Work required: Find the lines holding the string "Python" in the data, then copy all of them.

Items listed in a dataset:
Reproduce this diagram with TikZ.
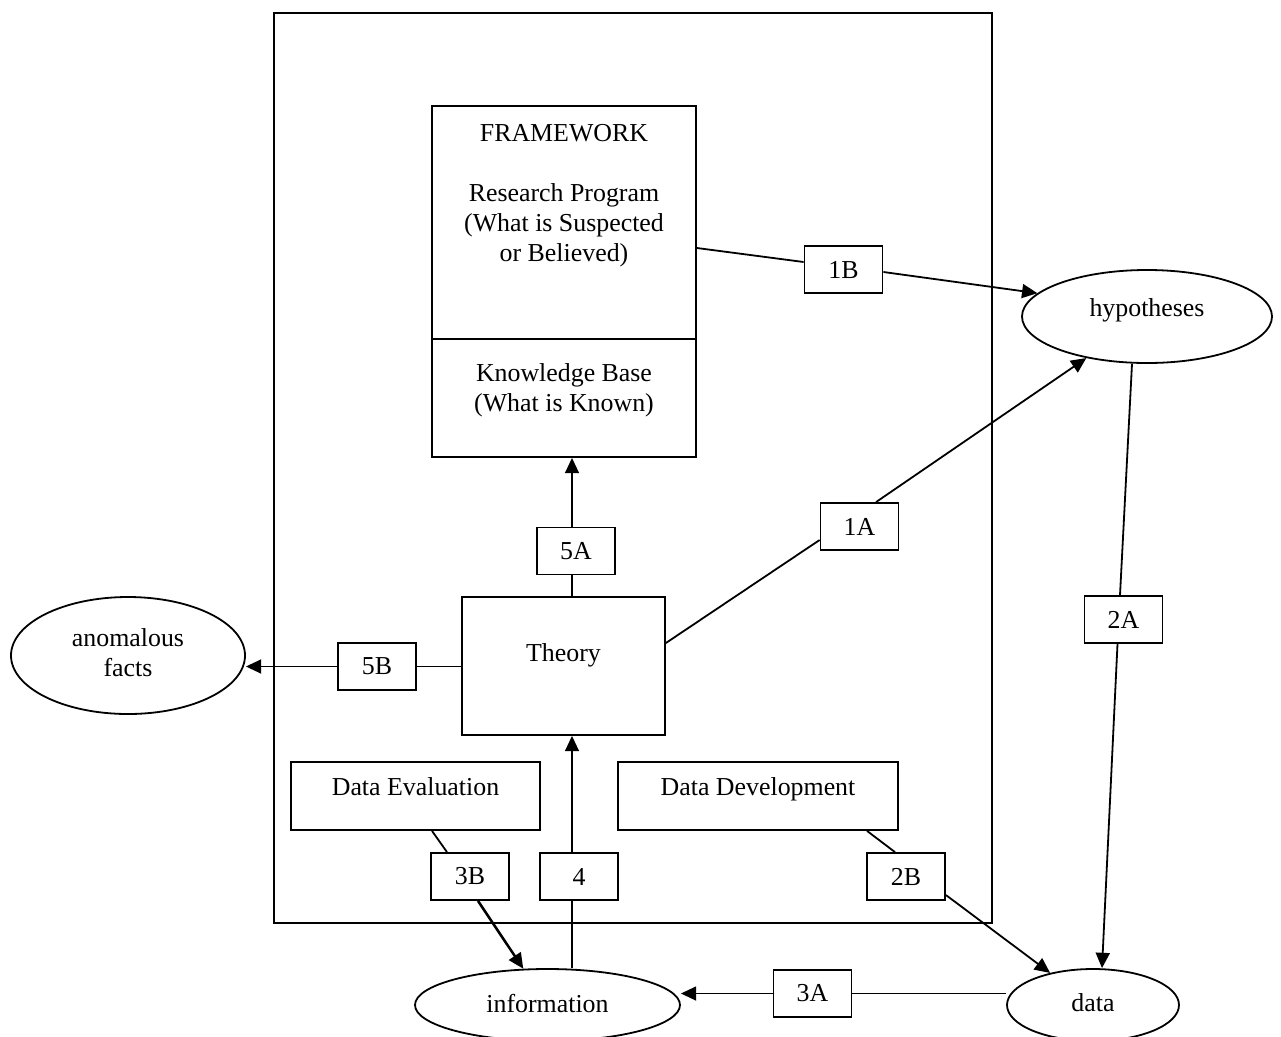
\documentclass[tikz,border=0pt]{standalone}
\usepackage{fontspec}
\setmainfont{Liberation Serif}
\usetikzlibrary{arrows.meta,calc,shapes.geometric}
\begin{document}
\begin{tikzpicture}[x=0.75pt,y=-0.75pt,
  every node/.style={font=\fontsize{19.4pt}{22.5pt}\selectfont},
  ln/.style={line width=1.35pt},
  arr/.style={ln,-{Triangle[length=11.5pt,width=10.5pt]}},
  box/.style={draw,line width=1.35pt,inner sep=0pt,align=center},
  lbl/.style={box,minimum width=58.5pt,minimum height=35.25pt},
  ell/.style={draw,ellipse,line width=1.35pt,inner sep=0pt,align=center}]
\useasboundingbox (0,0) rectangle (1281,1036);
% containers and boxes
\node[box,minimum width=538.5pt,minimum height=682.5pt] (outer) at (633,468) {};
\node[box,minimum width=198pt,minimum height=174.75pt,text depth=44.25pt] (fwtop) at (564,222.5)
  {FRAMEWORK\\[22.5pt]Research Program\\(What is Suspected\\or Believed)};
\node[box,minimum width=198pt,minimum height=88.5pt,text depth=15pt] (fwbot) at (564,398)
  {Knowledge Base\\(What is Known)};
\node[box,minimum width=152.25pt,minimum height=103.5pt,text depth=19.5pt] (theory) at (563.5,666) {Theory};
\node[box,minimum width=186.75pt,minimum height=51pt,text depth=13.5pt] (deval) at (415.5,796) {Data Evaluation};
\node[box,minimum width=210pt,minimum height=51pt,text depth=13.5pt] (ddev) at (758,796) {Data Development};
% ellipses
\node[ell,minimum width=175.5pt,minimum height=87.75pt,text depth=4.5pt] (anom) at (128,655.5) {anomalous\\facts};
\node[ell,minimum width=187.5pt,minimum height=69.75pt,text depth=12.8pt] (hyp) at (1147,316.5) {hypotheses};
\node[ell,minimum width=198.75pt,minimum height=54pt,text depth=3pt] (info) at (547.5,1005) {information};
\node[ell,minimum width=129pt,minimum height=54pt,text depth=3pt] (data) at (1093,1005) {data};
% label boxes
\node[lbl] (l1B) at (843.5,269.5) {1B};
\node[lbl] (l1A) at (859.5,526.5) {1A};
\node[lbl] (l2A) at (1123.5,619.5) {2A};
\node[lbl] (l5A) at (576,551) {5A};
\node[lbl] (l5B) at (377,666.5) {5B};
\node[lbl] (l3B) at (470,876.5) {3B};
\node[lbl] (l4) at (579,876.5) {4};
\node[lbl] (l2B) at (906,876.5) {2B};
\node[lbl] (l3A) at (812.5,993.5) {3A};
\coordinate (col) at (572,0);
% connectors
\draw[ln] ($(fwtop.east)+(0,25.5)$) -- ($(l1B.west)+(0,-7.5)$);
\draw[arr] ($(l1B.east)+(0,2.5)$) -- (hyp.168);
\draw[ln] ($(theory.east)+(0,-23)$) -- ($(l1A.west)+(0,13.5)$);
\draw[arr] ($(l1A.north)+(16.5,0)$) -- (hyp);
\draw[ln] ($(hyp.south)+(-15,0)$) -- ($(l2A.north)+(-3.5,0)$);
\draw[arr] ($(l2A.south)+(-6,0)$) -- ($(data.north)+(9,0)$);
\draw[ln] (theory.west |- l5B.east) -- (l5B.east);
\draw[arr] (l5B.west) -- (l5B.west -| anom.east);
\draw[ln] (theory.north -| col) -- (l5A.south -| col);
\draw[arr] (l5A.north -| col) -- (fwbot.south -| col);
\draw[ln] (info.north -| col) -- (l4.south -| col);
\draw[arr] (l4.north -| col) -- (theory.south -| col);
\draw[ln] ($(deval.south)+(16.5,0)$) -- ($(l3B.north)+(-23,0)$);
\draw[arr,line width=1.9pt] ($(l3B.south)+(8,0)$) -- (info);
\draw[ln] ($(ddev.south)+(109,0)$) -- ($(l2B.north)+(-11,0)$);
\draw[arr] ($(l2B.east)+(0,18.5)$) -- (data);
\draw[ln] (data.west |- l3A.east) -- (l3A.east);
\draw[arr] (l3A.west) -- (l3A.west -| info.east);
\end{tikzpicture}
\end{document}
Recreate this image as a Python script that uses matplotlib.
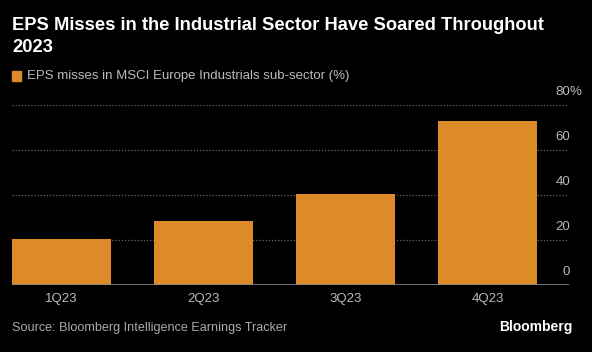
import matplotlib.pyplot as plt
from matplotlib import transforms

quarters = ['1Q23', '2Q23', '3Q23', '4Q23']
misses = [20.5, 28.6, 40.6, 73.1]
yticks = [0, 20, 40, 60, 80]

bar_color = '#dd8a28'
plt.rcParams['font.family'] = ['Liberation Sans', 'DejaVu Sans']

fig = plt.figure(figsize=(5.92, 3.52), dpi=100, facecolor='black')
ax = fig.add_axes([12 / 592, 1 - 285 / 352, 557 / 592, 180 / 352])
ax.set_facecolor('black')

x = range(len(quarters))
ax.bar(x, misses, width=0.7, color=bar_color, zorder=3)
ax.set_xlim(-0.35, 3.574)
ax.set_ylim(0, 80)

for v in yticks[1:]:
    ax.axhline(v, color='#666666', lw=0.9, ls=(0, (1, 1.5)), zorder=1)
ax.axhline(0, color='#8a8a8a', lw=1.2, zorder=4)

for s in ax.spines.values():
    s.set_visible(False)
ax.set_yticks([])
ax.set_xticks(list(x))
ax.set_xticklabels(quarters, color='#bbbbbb', fontsize=9.5)
ax.tick_params(axis='x', length=0, pad=6)

# y labels sit above their gridlines, at the right edge
trans = transforms.blended_transform_factory(fig.transFigure, ax.transData)
off = transforms.offset_copy(trans, fig=fig, x=0, y=13, units='dots')
for v in yticks:
    ax.text(570 / 592, v, str(v), transform=off, ha='right', va='center',
            color='#bbbbbb', fontsize=9.5)
ax.text(570 / 592, 80, '%', transform=off, ha='left', va='center',
        color='#bbbbbb', fontsize=9.5)

fig.text(12 / 592, 1 - 26 / 352, 'EPS Misses in the Industrial Sector Have Soared Throughout',
         color='white', fontsize=13.2, fontweight='bold', va='center')
fig.text(12 / 592, 1 - 48 / 352, '2023',
         color='white', fontsize=13.2, fontweight='bold', va='center')

fig.patches.append(plt.Rectangle((12 / 592, 1 - 81 / 352), 9 / 592, 10 / 352,
                                 transform=fig.transFigure, color=bar_color))
fig.text(27 / 592, 1 - 76 / 352, 'EPS misses in MSCI Europe Industrials sub-sector (%)',
         color='#bbbbbb', fontsize=9.5, va='center')

fig.text(12 / 592, 1 - 328 / 352, 'Source: Bloomberg Intelligence Earnings Tracker',
         color='#aaaaaa', fontsize=9.1, va='center')
fig.text(573 / 592, 1 - 327 / 352, 'Bloomberg',
         color='white', fontsize=10, fontweight='bold', va='center', ha='right')

fig.savefig('out.png', dpi=100, facecolor='black')
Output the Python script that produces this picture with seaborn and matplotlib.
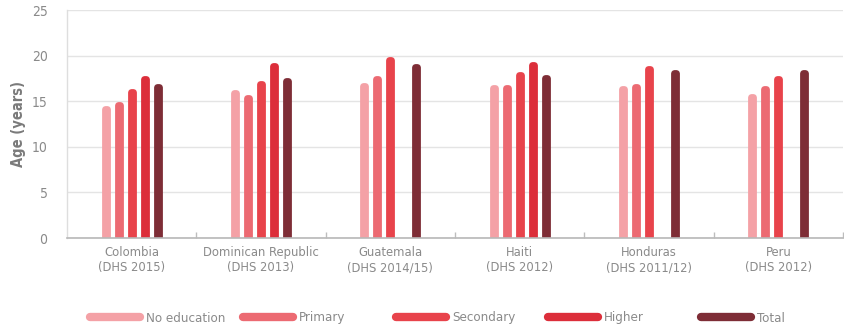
import numpy as np
import pandas as pd
import matplotlib
matplotlib.use("Agg")
import matplotlib.pyplot as plt
from matplotlib.lines import Line2D
from matplotlib.ticker import FixedLocator
import seaborn as sns

# Median age at first birth by mother's education level
countries = [
    "Colombia\n(DHS 2015)",
    "Dominican Republic\n(DHS 2013)",
    "Guatemala\n(DHS 2014/15)",
    "Haiti\n(DHS 2012)",
    "Honduras\n(DHS 2011/12)",
    "Peru\n(DHS 2012)",
]
levels = ["No education", "Primary", "Secondary", "Higher", "Total"]

no_education = [14.1, 15.9, 16.7, 16.4, 16.3, 15.5]
primary = [14.6, 15.4, 17.4, 16.4, 16.6, 16.3]
secondary = [16.0, 16.9, 19.5, 17.9, 18.5, 17.4]
higher = [17.4, 18.9, np.nan, 19.0, np.nan, np.nan]
total = [16.6, 17.2, 18.7, 17.5, 18.1, 18.1]

colors = ["#f4a1a6", "#ec6a72", "#e8434b", "#dc2e3a", "#7e2d36"]

series = [no_education, primary, secondary, higher, total]
df = pd.DataFrame(
    [(c, lvl, v) for lvl, vals in zip(levels, series) for c, v in zip(countries, vals)],
    columns=["country", "education", "age"],
)

sns.set_style("white")
plt.rcParams["font.family"] = ["DejaVu Sans"]
plt.rcParams["font.stretch"] = "condensed"

text_gray = "#8a8a8a"

fig = plt.figure(figsize=(8.44, 3.30), dpi=100)
ax = fig.add_axes([67 / 844, 1 - 238 / 330, 776 / 844, 228 / 330])

sns.barplot(
    data=df, x="country", y="age", hue="education",
    order=countries, hue_order=levels, palette=colors, saturation=1,
    width=0.5, gap=0.85, errorbar=None, legend=False, ax=ax,
)

# Thin bars with thick rounded outlines give pill-shaped columns
for patch in ax.patches:
    fc = patch.get_facecolor()
    patch.set_edgecolor(fc)
    patch.set_linewidth(4.9)
    patch.set_joinstyle("round")

ax.set_xlim(-0.5, len(countries) - 0.5)
ax.set_ylim(0, 25)
ax.set_yticks(range(0, 26, 5))
ax.yaxis.grid(True, color="#e4e4e4", linewidth=1.0)
ax.set_axisbelow(True)

ax.set_xlabel("")
ax.set_ylabel("Age (years)", color="#7a7a7a", fontsize=10.5, fontweight="bold", labelpad=4)

ax.tick_params(axis="x", which="major", length=0, pad=6, labelsize=9.3, labelcolor=text_gray)
ax.tick_params(axis="y", which="major", length=0, pad=14, labelsize=10, labelcolor=text_gray)
ax.xaxis.set_minor_locator(FixedLocator(np.arange(0.5, len(countries), 1.0)))
ax.tick_params(axis="x", which="minor", bottom=True, direction="in", length=4, width=1, color="#bdbdbd")

for side in ["top", "right"]:
    ax.spines[side].set_visible(False)
ax.spines["left"].set_color("#dedede")
ax.spines["left"].set_linewidth(1.0)
ax.spines["bottom"].set_color("#b8b8b8")
ax.spines["bottom"].set_linewidth(1.2)

# Legend entries spaced evenly below the chart
legend_x = [90, 243, 396, 548, 701]
for lvl, col, x in zip(levels, colors, legend_x):
    handle = Line2D([], [], color=col, linewidth=6.0, solid_capstyle="round")
    fig.legend(
        handles=[handle], labels=[lvl], loc="center left",
        bbox_to_anchor=(x / 844, 1 - 318 / 330), frameon=False,
        handlelength=3.8, handletextpad=0.45, borderpad=0, borderaxespad=0,
        prop={"size": 9.5}, labelcolor=text_gray,
    )

fig.savefig("out.png", dpi=100)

Solved problem:
Recreate this image as a Python script that uses matplotlib.
Output the Python script that produces this picture with seaborn and matplotlib.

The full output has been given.